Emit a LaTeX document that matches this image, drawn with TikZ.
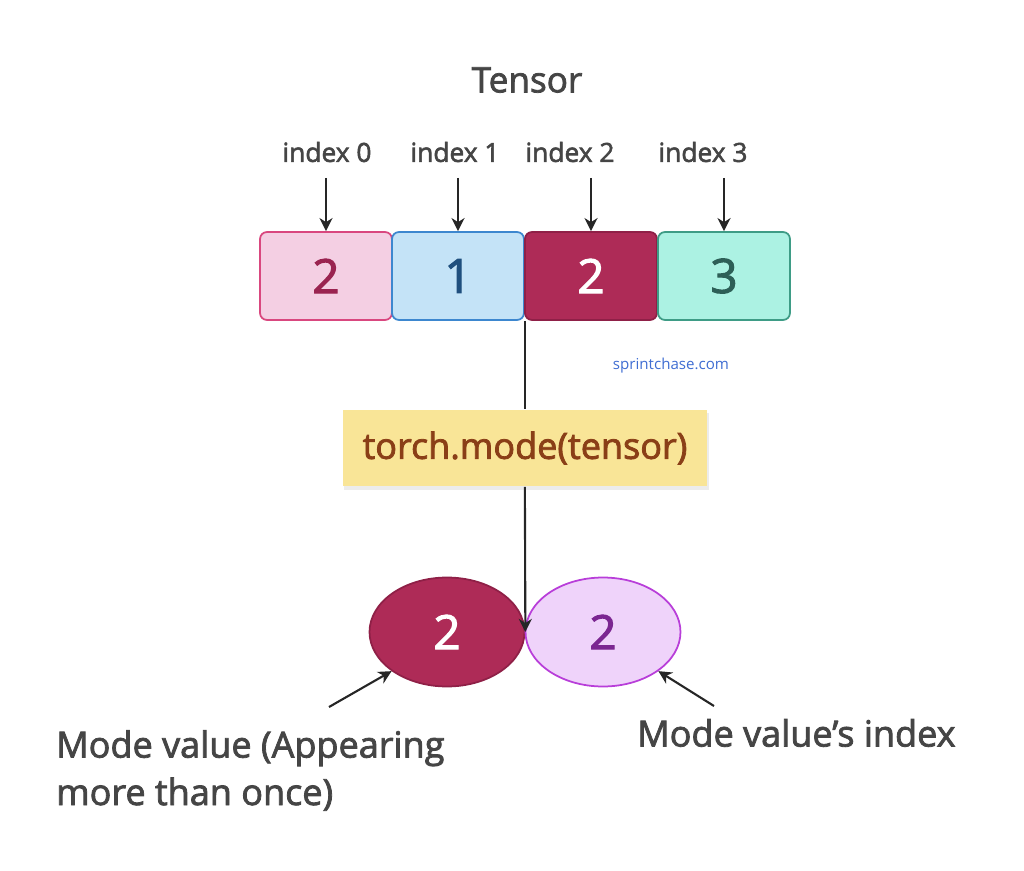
\documentclass[tikz,border=0pt]{standalone}
\usepackage{fontspec}
\setmainfont{Open Sans}
\newfontfamily\semi[FakeBold=2.2]{Open Sans}
\usetikzlibrary{shapes.geometric,shadows,arrows.meta}

\definecolor{pinkfill}{HTML}{F4CFE3}
\definecolor{pinkdraw}{HTML}{D9477F}
\definecolor{pinktext}{HTML}{9A2350}
\definecolor{bluefill}{HTML}{C4E3F7}
\definecolor{bluedraw}{HTML}{3D87CF}
\definecolor{bluetext}{HTML}{1F4F7E}
\definecolor{berryfill}{HTML}{AE2B57}
\definecolor{berrydraw}{HTML}{8F2047}
\definecolor{mintfill}{HTML}{ACF2E3}
\definecolor{mintdraw}{HTML}{3E9C86}
\definecolor{minttext}{HTML}{2D5F57}
\definecolor{sandfill}{HTML}{F9E597}
\definecolor{sandtext}{HTML}{8A3F17}
\definecolor{lilacfill}{HTML}{EFD3FA}
\definecolor{lilacdraw}{HTML}{B83ED9}
\definecolor{lilactext}{HTML}{7B2691}
\definecolor{labelgray}{HTML}{454545}
\definecolor{linkblue}{HTML}{3F6DD2}

\tikzset{
	cell/.style={draw, rectangle, rounded corners=4pt, line width=1pt, minimum width=2.64cm, minimum height=1.76cm, font=\semi\fontsize{27}{30}\selectfont},
	blob/.style={draw, ellipse, line width=1pt, minimum width=3.1cm, minimum height=2.18cm, font=\semi\fontsize{27}{30}\selectfont},
	idx/.style={text=labelgray, font=\semi\fontsize{15}{18}\selectfont},
	note/.style={text=labelgray, font=\semi\fontsize{20.5}{27}\selectfont},
	arr/.style={->, >={Stealth[length=7.5pt,width=7.5pt]}, line width=1.2pt, black!85},
	link/.style={line width=1.2pt, black!85}
}

\begin{document}
\begin{tikzpicture}[x=0.02cm, y=-0.02cm]
				\useasboundingbox (0,0) rectangle (1024,871);
				\node[text=labelgray, font=\semi\fontsize{20}{24}\selectfont] (title) at (527, 80) {Tensor};
				\node[idx] (i0) at (327, 152) {index 0};
				\node[idx] (i1) at (455, 152) {index 1};
				\node[idx] (i2) at (570, 152) {index 2};
				\node[idx] (i3) at (703, 152) {index 3};
				\node[cell, fill=pinkfill, draw=pinkdraw, text=pinktext] (b0) at (326, 276) {2};
				\node[cell, fill=bluefill, draw=bluedraw, text=bluetext] (b1) at (458, 276) {1};
				\node[cell, fill=berryfill, draw=berrydraw, text=white] (b2) at (591, 276) {2};
				\node[cell, fill=mintfill, draw=mintdraw, text=minttext] (b3) at (724, 276) {3};
				\node[text=linkblue, font=\fontsize{8.6}{10}\selectfont] (site) at (671, 366) {sprintchase.com};
				\node[rectangle, fill=sandfill, text=sandtext, minimum width=7.3cm, minimum height=1.54cm, drop shadow={shadow xshift=1pt, shadow yshift=-2pt, opacity=0.15}, font=\semi\fontsize{20.5}{24}\selectfont] (mode) at (525, 448) {torch.mode(tensor)};
				\node[blob, fill=berryfill, draw=berrydraw, text=white] (e0) at (447, 632) {2};
				\node[blob, fill=lilacfill, draw=lilacdraw, text=lilactext] (e1) at (603, 632) {2};
				\node[note, align=left, anchor=north west] (n0) at (50, 724) {Mode value (Appearing\\more than once)};
				\node[note, anchor=west] (n1) at (631, 733) {Mode value’s index};
				\coordinate (p0) at (329, 707);
				\coordinate (p1) at (714, 706);
				\draw[arr] (b0.north |- 0,178) -- (b0.north);
				\draw[arr] (b1.north |- 0,178) -- (b1.north);
				\draw[arr] (b2.north |- 0,178) -- (b2.north);
				\draw[arr] (b3.north |- 0,178) -- (b3.north);
				\draw[link] (b1.south east) -- (b1.south east |- mode.north);
				\draw[arr] (b1.south east |- mode.south) -- (e0.east);
				\draw[arr] (p0) -- (e0.south west);
				\draw[arr] (p1) -- (e1.south east);
			\end{tikzpicture}
\end{document}
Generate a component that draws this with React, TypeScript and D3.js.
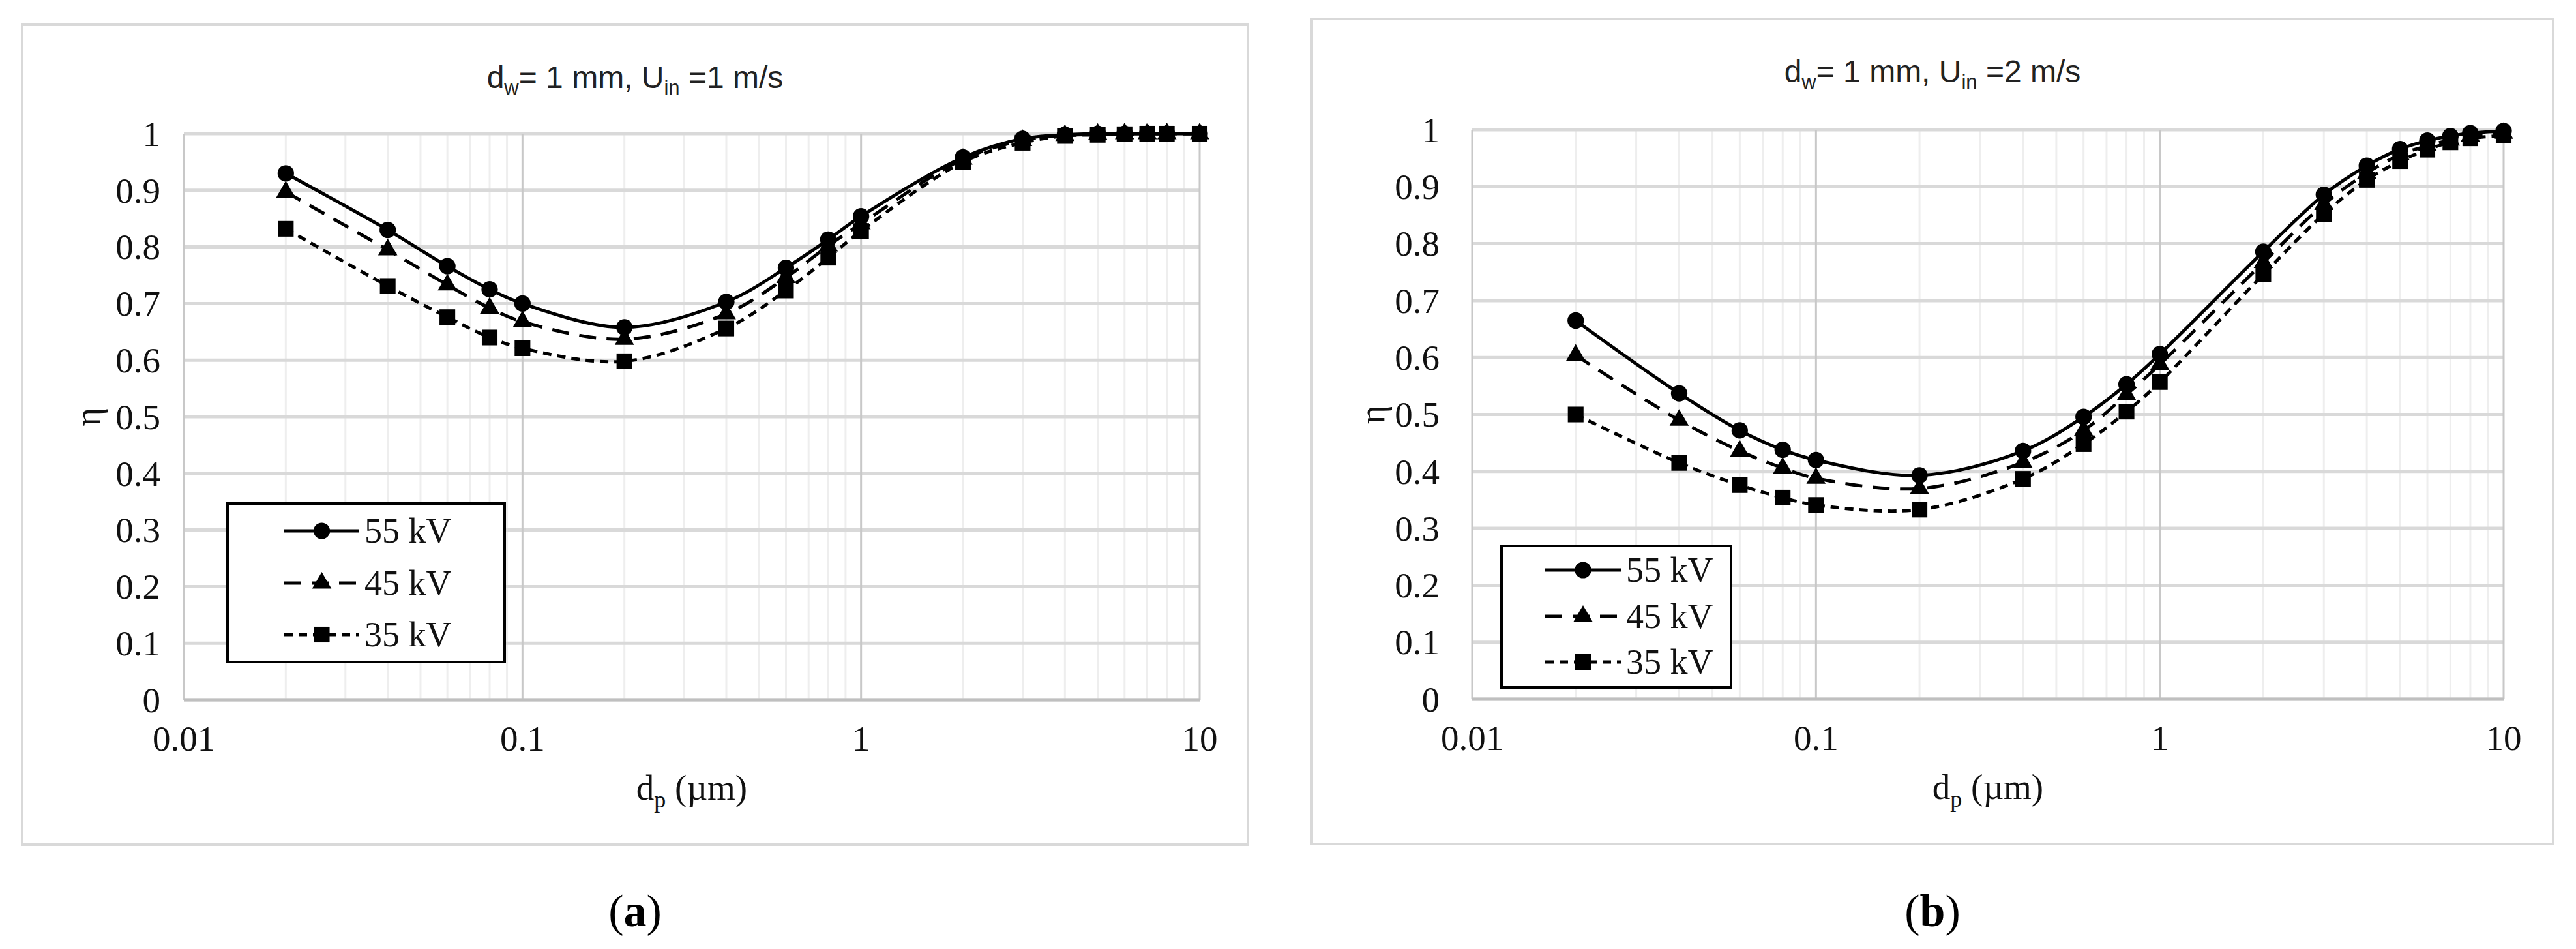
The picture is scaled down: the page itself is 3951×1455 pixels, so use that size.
import * as d3 from "d3";

// particle diameter (um)
const DP = [0.02, 0.04, 0.06, 0.08, 0.1, 0.2, 0.4, 0.6, 0.8, 1, 2, 3, 4, 5, 6, 7, 8, 10];
const SERIES = ["55 kV", "45 kV", "35 kV"];

// (a) U_in = 1 m/s
const A_55 = [0.93, 0.83, 0.766, 0.725, 0.7, 0.658, 0.703, 0.763, 0.813, 0.854, 0.958, 0.991, 0.998, 1, 1, 1, 1, 1];
const A_45 = [0.897, 0.795, 0.733, 0.692, 0.668, 0.637, 0.682, 0.746, 0.802, 0.841, 0.955, 0.988, 0.997, 0.999, 1, 1, 1, 1];
const A_35 = [0.832, 0.731, 0.676, 0.64, 0.621, 0.598, 0.656, 0.723, 0.781, 0.828, 0.95, 0.984, 0.996, 0.998, 0.999, 1, 1, 1];

// (b) U_in = 2 m/s
const B_55 = [0.665, 0.537, 0.472, 0.438, 0.42, 0.393, 0.436, 0.496, 0.553, 0.606, 0.786, 0.886, 0.937, 0.966, 0.981, 0.989, 0.994, 0.998];
const B_45 = [0.604, 0.49, 0.436, 0.406, 0.388, 0.37, 0.416, 0.472, 0.535, 0.588, 0.767, 0.869, 0.924, 0.956, 0.972, 0.982, 0.989, 0.994];
const B_35 = [0.5, 0.415, 0.376, 0.354, 0.341, 0.333, 0.387, 0.448, 0.505, 0.557, 0.746, 0.852, 0.912, 0.945, 0.965, 0.978, 0.985, 0.99];

const Y_TICKS = [0, 0.1, 0.2, 0.3, 0.4, 0.5, 0.6, 0.7, 0.8, 0.9, 1];
const X_TICKS = [0.01, 0.1, 1, 10];

const SERIF = "'Liberation Serif', 'Times New Roman', serif";
const SANS = "'Liberation Sans', Arial, sans-serif";

const DASHES = [undefined, "26,16", "13,9"];
const SYMBOLS = [d3.symbolCircle, d3.symbolTriangle, d3.symbolSquare];
const SYMBOL_SIZE = [500, 380, 580];

type Box = { x: number; y: number; w: number; h: number };

type PanelProps = {
  frame: Box;
  plot: Box;
  uin: string;
  values: number[][];
  legend: Box;
  legendRows: number[];
  legendLine: [number, number];
  label: string;
  tickRight: number;
  etaX: number;
};

const Panel = ({ frame, plot, uin, values, legend, legendRows, legendLine, label, tickRight, etaX }: PanelProps) => {
  const x = d3.scaleLog().domain([0.01, 10]).range([plot.x, plot.x + plot.w]);
  const y = d3.scaleLinear().domain([0, 1]).range([plot.y + plot.h, plot.y]);
  const line = d3
    .line<number>()
    .x((_, i) => x(DP[i]))
    .y((d) => y(d))
    .curve(d3.curveCatmullRom.alpha(0.5));
  const symbol = (i: number) => d3.symbol(SYMBOLS[i], SYMBOL_SIZE[i])() as string;
  const minor = x.ticks().filter((t) => !X_TICKS.some((m) => Math.abs(m - t) < 1e-9));
  const cx = frame.x + frame.w / 2;
  const bottom = plot.y + plot.h;

  return (
    <g>
      <rect x={frame.x} y={frame.y} width={frame.w} height={frame.h} fill="#fff" stroke="#d9d9d9" strokeWidth={4} />
      <text x={cx} y={frame.y + 97} textAnchor="middle" fontFamily={SANS} fontSize={48} fill="#222">
        d<tspan fontSize={31} dy={10}>w</tspan>
        <tspan dy={-10}>= 1 mm, U</tspan>
        <tspan fontSize={31} dy={10}>in</tspan>
        <tspan dy={-10}> ={uin} m/s</tspan>
      </text>

      {/* grid */}
      {minor.map((t) => (
        <line key={"m" + t} x1={x(t)} x2={x(t)} y1={plot.y} y2={bottom} stroke="#eeeeee" strokeWidth={3} />
      ))}
      {Y_TICKS.map((t) => (
        <line key={"h" + t} x1={plot.x} x2={plot.x + plot.w} y1={y(t)} y2={y(t)} stroke="#d9d9d9" strokeWidth={5} />
      ))}
      {X_TICKS.map((t) => (
        <line key={"v" + t} x1={x(t)} x2={x(t)} y1={plot.y} y2={bottom} stroke="#c8c8c8" strokeWidth={3} />
      ))}
      <line x1={plot.x} x2={plot.x + plot.w} y1={bottom} y2={bottom} stroke="#bfbfbf" strokeWidth={5} />

      {/* tick labels */}
      {Y_TICKS.map((t) => (
        <text key={"yl" + t} x={tickRight} y={y(t)} dy="0.34em" textAnchor="end" fontFamily={SERIF} fontSize={55} fill="#111">
          {t === 0 || t === 1 ? String(t) : t.toFixed(1)}
        </text>
      ))}
      {X_TICKS.map((t) => (
        <text key={"xl" + t} x={x(t)} y={bottom + 78} textAnchor="middle" fontFamily={SERIF} fontSize={55} fill="#111">
          {String(t)}
        </text>
      ))}
      <text
        transform={`translate(${etaX}, ${plot.y + plot.h / 2}) rotate(-90)`}
        textAnchor="middle"
        dy="0.34em"
        fontFamily={SERIF}
        fontSize={55}
        fill="#111"
      >
        η
      </text>
      <text x={plot.x + plot.w / 2} y={bottom + 153} textAnchor="middle" fontFamily={SERIF} fontSize={55} fill="#111">
        d<tspan fontSize={36} dy={12}>p</tspan>
        <tspan dy={-12}> (µm)</tspan>
      </text>

      {/* series */}
      {values.map((vals, i) => (
        <g key={SERIES[i]}>
          <path d={line(vals) as string} fill="none" stroke="#000" strokeWidth={5} strokeDasharray={DASHES[i]} />
          {vals.map((v, j) => (
            <path key={j} d={symbol(i)} transform={`translate(${x(DP[j])}, ${y(v)})`} fill="#000" />
          ))}
        </g>
      ))}

      {/* legend */}
      <rect x={legend.x} y={legend.y} width={legend.w} height={legend.h} fill="#fff" stroke="#000" strokeWidth={4} />
      {SERIES.map((name, i) => (
        <g key={"lg" + name}>
          <line
            x1={legendLine[0]}
            x2={legendLine[1]}
            y1={legendRows[i]}
            y2={legendRows[i]}
            stroke="#000"
            strokeWidth={5}
            strokeDasharray={DASHES[i]}
          />
          <path d={symbol(i)} transform={`translate(${(legendLine[0] + legendLine[1]) / 2}, ${legendRows[i]})`} fill="#000" />
          <text x={legendLine[1] + 8} y={legendRows[i]} dy="0.34em" fontFamily={SERIF} fontSize={54} fill="#111">
            {name}
          </text>
        </g>
      ))}

      <text x={cx} y={1420} textAnchor="middle" fontFamily={SERIF} fontSize={70} fill="#000">
        (<tspan fontWeight="bold">{label}</tspan>)
      </text>
    </g>
  );
};

const App = () => {
  document.body.style.margin = "0";
  return (
    <svg width={3951} height={1455} style={{ display: "block", background: "#fff" }}>
      <Panel
        frame={{ x: 34, y: 38, w: 1880, h: 1257 }}
        plot={{ x: 282, y: 205, w: 1558, h: 868 }}
        uin="1"
        values={[A_55, A_45, A_35]}
        legend={{ x: 349, y: 772, w: 425, h: 243 }}
        legendRows={[814, 894, 973]}
        legendLine={[436, 551]}
        label="a"
        tickRight={246}
        etaX={134}
      />
      <Panel
        frame={{ x: 2012, y: 29, w: 1904, h: 1265 }}
        plot={{ x: 2258, y: 199, w: 1582, h: 873 }}
        uin="2"
        values={[B_55, B_45, B_35]}
        legend={{ x: 2303, y: 837, w: 352, h: 217 }}
        legendRows={[874, 945, 1015]}
        legendLine={[2370, 2486]}
        label="b"
        tickRight={2208}
        etaX={2104}
      />
    </svg>
  );
};

export default App;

++++++

→ INSTRUCTION: Go back to the listing above and reproduce, exactly, the stretch from the line bearing "Generate a component" through the line bearing "0.999, 1, 1, 1];", without its pictures.

→ FINISHED EXERCISE:
Generate a component that draws this with React, TypeScript and D3.js.
The picture is scaled down: the page itself is 3951×1455 pixels, so use that size.
import * as d3 from "d3";

// particle diameter (um)
const DP = [0.02, 0.04, 0.06, 0.08, 0.1, 0.2, 0.4, 0.6, 0.8, 1, 2, 3, 4, 5, 6, 7, 8, 10];
const SERIES = ["55 kV", "45 kV", "35 kV"];

// (a) U_in = 1 m/s
const A_55 = [0.93, 0.83, 0.766, 0.725, 0.7, 0.658, 0.703, 0.763, 0.813, 0.854, 0.958, 0.991, 0.998, 1, 1, 1, 1, 1];
const A_45 = [0.897, 0.795, 0.733, 0.692, 0.668, 0.637, 0.682, 0.746, 0.802, 0.841, 0.955, 0.988, 0.997, 0.999, 1, 1, 1, 1];
const A_35 = [0.832, 0.731, 0.676, 0.64, 0.621, 0.598, 0.656, 0.723, 0.781, 0.828, 0.95, 0.984, 0.996, 0.998, 0.999, 1, 1, 1];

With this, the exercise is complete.